Stated task →
Track down each line that has the word "this" and copy it.

* * * * * * *

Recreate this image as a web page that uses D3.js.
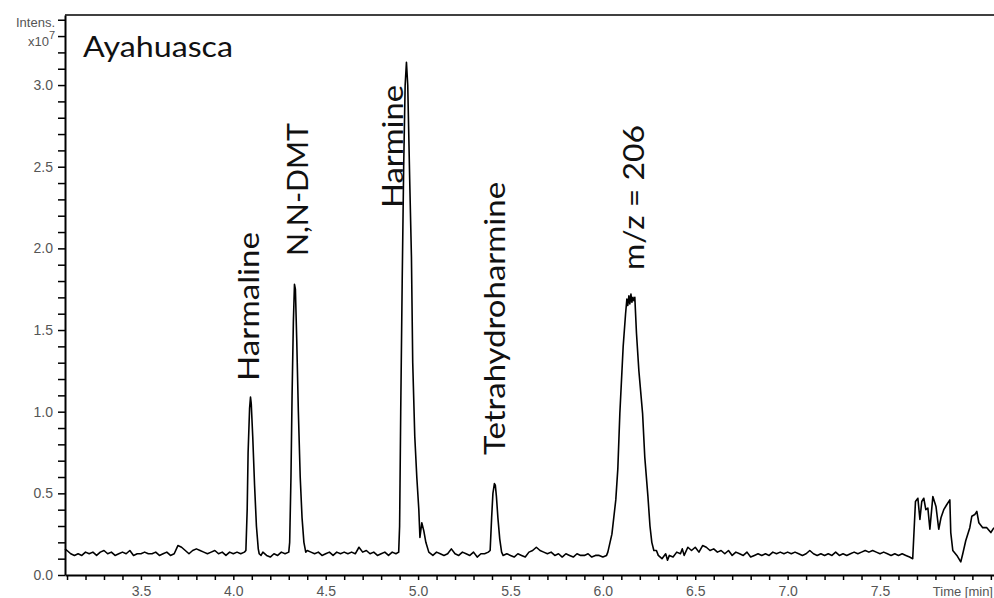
<!DOCTYPE html>
<html>
<head>
<meta charset="utf-8">
<script src="https://cdn.jsdelivr.net/npm/d3@7"></script>
<style>
  body { margin: 0; background: #fff; }
  svg { display: block; }
  .tick text { font-family: "Liberation Sans", Arial, sans-serif; font-size: 14px; fill: #555; }
  .lbl { font-family: Lato, "Open Sans", sans-serif; font-size: 29px; fill: #111; }
</style>
</head>
<body>
<svg id="chart" width="994" height="598"></svg>
<script>
// chromatogram trace, [time (min), intensity (x10^7)]
var trace = [
  [3.089,0.16],[3.10,0.15],[3.12,0.13],[3.14,0.12],[3.16,0.13],[3.18,0.12],[3.20,0.14],[3.22,0.13],
  [3.24,0.14],[3.26,0.12],[3.28,0.14],[3.30,0.15],[3.32,0.13],[3.34,0.14],[3.36,0.12],[3.38,0.13],
  [3.40,0.14],[3.42,0.13],[3.44,0.15],[3.46,0.12],[3.48,0.13],[3.50,0.13],[3.52,0.14],[3.54,0.13],
  [3.56,0.13],[3.58,0.14],[3.60,0.12],[3.62,0.13],[3.64,0.14],[3.66,0.12],[3.68,0.13],[3.70,0.18],
  [3.72,0.17],[3.74,0.15],[3.76,0.13],[3.78,0.15],[3.80,0.16],[3.82,0.15],[3.84,0.14],[3.86,0.13],
  [3.88,0.14],[3.90,0.15],[3.92,0.13],[3.94,0.14],[3.96,0.12],[3.98,0.14],[4.00,0.13],[4.02,0.14],
  [4.04,0.13],[4.06,0.14],
  // Harmaline
  [4.068,0.15],[4.075,0.40],[4.08,0.75],[4.088,1.02],[4.093,1.09],[4.097,1.05],[4.105,0.85],
  [4.115,0.55],[4.125,0.30],[4.135,0.16],[4.14,0.13],[4.15,0.12],[4.16,0.14],[4.18,0.12],
  [4.20,0.11],[4.22,0.13],[4.24,0.12],[4.26,0.14],[4.28,0.13],[4.30,0.14],
  // N,N-DMT
  [4.305,0.20],[4.312,0.60],[4.318,1.10],[4.325,1.55],[4.331,1.78],[4.336,1.75],[4.343,1.45],
  [4.352,1.00],[4.362,0.60],[4.372,0.35],[4.382,0.20],[4.392,0.14],[4.40,0.15],[4.42,0.14],
  [4.44,0.13],[4.46,0.14],[4.48,0.12],[4.50,0.13],[4.52,0.14],[4.54,0.12],[4.56,0.14],[4.58,0.13],
  [4.60,0.14],[4.62,0.13],[4.64,0.14],[4.66,0.13],[4.68,0.17],[4.70,0.14],[4.72,0.15],[4.74,0.13],
  [4.76,0.14],[4.78,0.12],[4.80,0.13],[4.82,0.14],[4.84,0.12],[4.86,0.14],[4.88,0.13],[4.895,0.14],
  // Harmine
  [4.90,0.30],[4.906,1.00],[4.914,1.80],[4.922,2.50],[4.930,3.00],[4.937,3.14],[4.944,3.00],
  [4.955,2.40],[4.964,1.95],[4.971,1.30],[4.982,0.85],[4.993,0.60],[5.004,0.40],[5.010,0.23],
  [5.020,0.32],[5.031,0.27],[5.042,0.20],[5.058,0.14],[5.08,0.12],[5.10,0.14],[5.12,0.13],
  [5.14,0.12],[5.16,0.13],[5.18,0.16],[5.20,0.13],[5.22,0.12],[5.24,0.14],[5.26,0.13],[5.28,0.12],
  [5.30,0.14],[5.32,0.11],[5.34,0.13],[5.36,0.13],[5.38,0.14],
  // Tetrahydroharmine
  [5.39,0.15],[5.398,0.35],[5.405,0.50],[5.413,0.56],[5.418,0.55],[5.424,0.48],[5.432,0.35],
  [5.442,0.22],[5.452,0.14],[5.46,0.12],[5.48,0.13],[5.50,0.12],[5.52,0.11],[5.54,0.13],
  [5.56,0.12],[5.58,0.11],[5.60,0.14],[5.62,0.15],[5.64,0.17],[5.66,0.15],[5.68,0.14],[5.70,0.13],
  [5.72,0.14],[5.74,0.12],[5.76,0.13],[5.78,0.11],[5.80,0.13],[5.82,0.12],[5.84,0.11],[5.86,0.13],
  [5.88,0.12],[5.90,0.12],[5.92,0.13],[5.94,0.11],[5.96,0.12],[5.98,0.12],[6.00,0.11],[6.02,0.12],
  // m/z 206
  [6.027,0.14],[6.049,0.25],[6.070,0.46],[6.081,0.65],[6.092,0.99],[6.110,1.40],[6.123,1.60],
  [6.130,1.69],[6.135,1.65],[6.141,1.71],[6.146,1.66],[6.152,1.72],[6.157,1.67],[6.163,1.70],
  [6.168,1.68],[6.173,1.70],[6.182,1.48],[6.195,1.25],[6.215,0.99],[6.227,0.72],[6.244,0.48],
  [6.255,0.30],[6.265,0.20],[6.276,0.15],[6.29,0.15],[6.30,0.12],[6.32,0.10],[6.34,0.13],
  [6.35,0.09],[6.36,0.12],[6.38,0.11],[6.40,0.14],[6.42,0.13],[6.43,0.16],[6.44,0.12],[6.46,0.17],
  [6.48,0.15],[6.50,0.17],[6.52,0.14],[6.54,0.18],[6.56,0.17],[6.58,0.15],[6.60,0.16],[6.62,0.14],
  [6.64,0.15],[6.66,0.13],[6.68,0.15],[6.70,0.12],[6.72,0.14],[6.74,0.13],[6.76,0.12],[6.78,0.14],
  [6.80,0.11],[6.82,0.12],[6.84,0.13],[6.86,0.12],[6.88,0.13],[6.90,0.12],[6.92,0.14],[6.94,0.13],
  [6.96,0.14],[6.98,0.13],[7.00,0.14],[7.02,0.13],[7.04,0.14],[7.06,0.13],[7.08,0.12],[7.10,0.13],
  [7.12,0.15],[7.14,0.13],[7.16,0.12],[7.18,0.13],[7.20,0.12],[7.22,0.13],[7.24,0.12],[7.26,0.14],
  [7.28,0.12],[7.30,0.13],[7.32,0.12],[7.34,0.13],[7.36,0.14],[7.38,0.13],[7.40,0.14],[7.42,0.15],
  [7.44,0.14],[7.46,0.15],[7.48,0.14],[7.50,0.13],[7.52,0.14],[7.54,0.13],[7.56,0.12],[7.58,0.13],
  [7.60,0.12],[7.62,0.13],[7.64,0.12],[7.66,0.11],[7.677,0.10],
  // late eluting junk
  [7.692,0.45],[7.705,0.47],[7.716,0.34],[7.726,0.45],[7.737,0.47],[7.748,0.40],[7.759,0.41],
  [7.770,0.28],[7.786,0.48],[7.803,0.42],[7.818,0.28],[7.830,0.35],[7.845,0.40],[7.861,0.43],
  [7.878,0.46],[7.883,0.26],[7.894,0.15],[7.916,0.12],[7.937,0.08],[7.948,0.13],[7.964,0.21],
  [7.986,0.29],[7.997,0.36],[8.013,0.37],[8.024,0.39],[8.035,0.32],[8.056,0.29],[8.078,0.29],
  [8.100,0.26],[8.117,0.29]
];

var peakNames = ["Harmaline", "N,N-DMT", "Harmine", "Tetrahydroharmine", "m/z = 206"];
var labelTime = [4.139, 4.404, 4.918, 5.470, 6.222];
var labelInt = [1.188, 1.953, 2.247, 0.735, 1.868];

var xLabelTicks = [3.5, 4.0, 4.5, 5.0, 5.5, 6.0, 6.5, 7.0, 7.5];
var yLabelTicks = [0.0, 0.5, 1.0, 1.5, 2.0, 2.5, 3.0];

var svg = d3.select("#chart");
var mLeft = 65, mRight = 994, mTop = 15, mBottom = 575;

var x = d3.scaleLinear().domain([3.089, 8.117]).range([mLeft, mRight]);
var y = d3.scaleLinear().domain([0, 3.429]).range([mBottom, mTop]);

var xMinor = d3.range(31, 82).map(function(d) { return d / 10; });
var yMinor = d3.range(0, 35).map(function(d) { return d / 10; });

function near(list, v) {
  return list.some(function(t) { return Math.abs(t - v) < 1e-6; });
}

var xAxis = d3.axisBottom(x)
  .tickValues(xMinor)
  .tickSize(5)
  .tickSizeOuter(0)
  .tickFormat(function(d) { return near(xLabelTicks, d) ? d.toFixed(1) : ""; });

var gx = svg.append("g")
  .attr("transform", "translate(0," + mBottom + ")")
  .call(xAxis);
gx.select(".domain").attr("stroke", "#000").attr("stroke-width", 2);
gx.selectAll(".tick line").attr("stroke", "#000").attr("stroke-width", 1.5);
gx.selectAll(".tick text").attr("y", 11);

// axis title sits where the 8.0 label would be
svg.append("text")
  .attr("x", 993).attr("y", mBottom + 21)
  .attr("text-anchor", "end")
  .style("font-family", "'Liberation Sans', Arial, sans-serif")
  .style("font-size", "13px").style("fill", "#555")
  .text("Time [min]");

var yAxis = d3.axisLeft(y)
  .tickValues(yMinor)
  .tickSize(7)
  .tickSizeOuter(0)
  .tickFormat(function(d) { return near(yLabelTicks, d) ? d.toFixed(1) : ""; });

var gy = svg.append("g")
  .attr("transform", "translate(" + mLeft + ",0)")
  .call(yAxis);
gy.select(".domain").attr("stroke", "#000").attr("stroke-width", 2);
gy.selectAll(".tick line").attr("stroke", "#000").attr("stroke-width", 1.5);
gy.selectAll(".tick text").attr("x", -12);

// top frame line
svg.append("line")
  .attr("x1", mLeft).attr("x2", mRight)
  .attr("y1", mTop).attr("y2", mTop)
  .attr("stroke", "#000").attr("stroke-width", 1.5);

// unit label
var unit = svg.append("g")
  .style("font-family", "'Liberation Sans', Arial, sans-serif")
  .style("fill", "#555");
unit.append("text").attr("x", 55).attr("y", 27).attr("text-anchor", "end")
  .style("font-size", "13px").text("Intens.");
var xt = unit.append("text").attr("x", 55).attr("y", 46).attr("text-anchor", "end")
  .style("font-size", "13px");
xt.append("tspan").text("x10");
xt.append("tspan").attr("dy", -7).style("font-size", "11px").text("7");

// trace
var line = d3.line()
  .x(function(d) { return x(d[0]); })
  .y(function(d) { return y(d[1]); });

svg.append("path")
  .datum(trace)
  .attr("fill", "none")
  .attr("stroke", "#000")
  .attr("stroke-width", 1.6)
  .attr("stroke-linejoin", "round")
  .attr("d", line);

// title
svg.append("text").attr("class", "lbl")
  .attr("x", 83).attr("y", 57)
  .attr("textLength", 150).attr("lengthAdjust", "spacingAndGlyphs")
  .text("Ayahuasca");

// peak labels
var labelLen = [149, 133, 123, 273, 145];
svg.selectAll(".peak")
  .data(peakNames)
  .enter()
  .append("text")
  .attr("class", "lbl peak")
  .attr("transform", function(d, i) {
    return "translate(" + x(labelTime[i]) + "," + y(labelInt[i]) + ") rotate(-90)";
  })
  .attr("textLength", function(d, i) { return labelLen[i]; })
  .attr("lengthAdjust", "spacingAndGlyphs")
  .text(function(d) { return d; });
</script>
</body>
</html>
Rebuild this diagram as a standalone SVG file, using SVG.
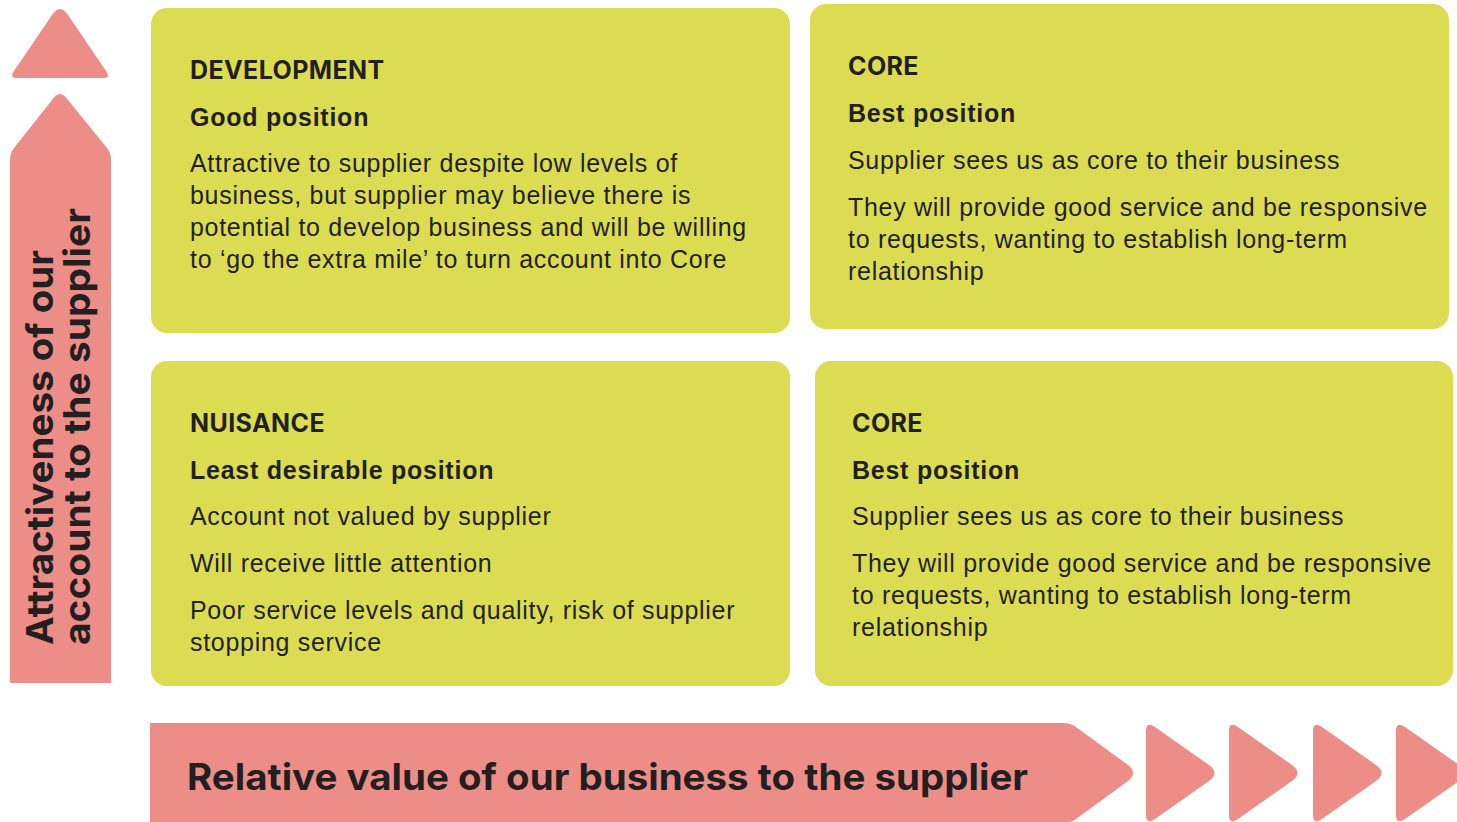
<svg xmlns="http://www.w3.org/2000/svg" width="1457" height="822" viewBox="0 0 1457 822">
<style>
.box{fill:#dcdc52}
.pink{fill:#ed8d87}
.h{font-family:Inter,"Liberation Sans",sans-serif;font-weight:700;font-size:25px;letter-spacing:0.4px;fill:#231f20}
.s{font-family:"Liberation Sans",Arial,sans-serif;font-weight:700;font-size:25px;letter-spacing:0.75px;fill:#231f20}
.b{font-family:"Liberation Sans",Arial,sans-serif;font-size:25px;letter-spacing:0.7px;fill:#231f20}
.big{font-family:Inter,"Liberation Sans",sans-serif;font-weight:700;font-size:37px;fill:#231f20}
</style>
<g id="axis-vertical">
<path class="pink" d="M14,71 L52,15 Q60,3 68,15 L106,71 Q111,78 103,78 L17,78 Q9,78 14,71 Z"/>
<path class="pink" d="M10,683 L10,160 Q10,153 14,148 L52,100 Q60,88 68,100 L107,148 Q111,153 111,160 L111,683 Z"/>
<text class="big" transform="rotate(-90)" x="-645" y="53" font-size="36" textLength="395" lengthAdjust="spacingAndGlyphs">Attractiveness of our</text>
<text class="big" transform="rotate(-90)" x="-645" y="90" font-size="36" textLength="437" lengthAdjust="spacingAndGlyphs">account to the supplier</text>
</g>
<g id="axis-horizontal">
<path class="pink" d="M150,723 L1064,723 Q1070,723 1076,727 L1128,765 Q1138,773 1128,781 L1076,819 Q1070,823 1064,823 L150,823 Z"/>
<path id="chev" class="pink" d="M1146,731 Q1146,721 1155,727 L1209,765 Q1220,773 1209,781 L1155,819 Q1146,825 1146,815 Z"/>
<use href="#chev" x="83"/>
<use href="#chev" x="167"/>
<use href="#chev" x="250"/>
<text class="big" x="187" y="790" textLength="841" lengthAdjust="spacingAndGlyphs">Relative value of our business to the supplier</text>
</g>
<g id="development">
<rect class="box" x="151" y="8" width="639" height="325" rx="16"/>
<text class="h" x="190" y="79">DEVELOPMENT</text>
<text class="s" x="190" y="126">Good position</text>
<text class="b" x="190" y="172">Attractive to supplier despite low levels of</text>
<text class="b" x="190" y="204">business, but supplier may believe there is</text>
<text class="b" x="190" y="236">potential to develop business and will be willing</text>
<text class="b" x="190" y="268">to ‘go the extra mile’ to turn account into Core</text>
</g>
<g id="core-top">
<rect class="box" x="810" y="4" width="639" height="325" rx="16"/>
<text class="h" x="848" y="75">CORE</text>
<text class="s" x="848" y="122">Best position</text>
<text class="b" x="848" y="169">Supplier sees us as core to their business</text>
<text class="b" x="848" y="216">They will provide good service and be responsive</text>
<text class="b" x="848" y="248">to requests, wanting to establish long-term</text>
<text class="b" x="848" y="280">relationship</text>
</g>
<g id="nuisance">
<rect class="box" x="151" y="361" width="639" height="325" rx="16"/>
<text class="h" x="190" y="432">NUISANCE</text>
<text class="s" x="190" y="479">Least desirable position</text>
<text class="b" x="190" y="525">Account not valued by supplier</text>
<text class="b" x="190" y="572">Will receive little attention</text>
<text class="b" x="190" y="619">Poor service levels and quality, risk of supplier</text>
<text class="b" x="190" y="651">stopping service</text>
</g>
<g id="core-bottom">
<rect class="box" x="815" y="361" width="638" height="325" rx="16"/>
<text class="h" x="852" y="432">CORE</text>
<text class="s" x="852" y="479">Best position</text>
<text class="b" x="852" y="525">Supplier sees us as core to their business</text>
<text class="b" x="852" y="572">They will provide good service and be responsive</text>
<text class="b" x="852" y="604">to requests, wanting to establish long-term</text>
<text class="b" x="852" y="636">relationship</text>
</g>
<g id="connectors"/>
</svg>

* * * * * * *

Worked answer →
Recreate this image as a web page that uses D3.js.
Rebuild this diagram as a standalone SVG file, using SVG.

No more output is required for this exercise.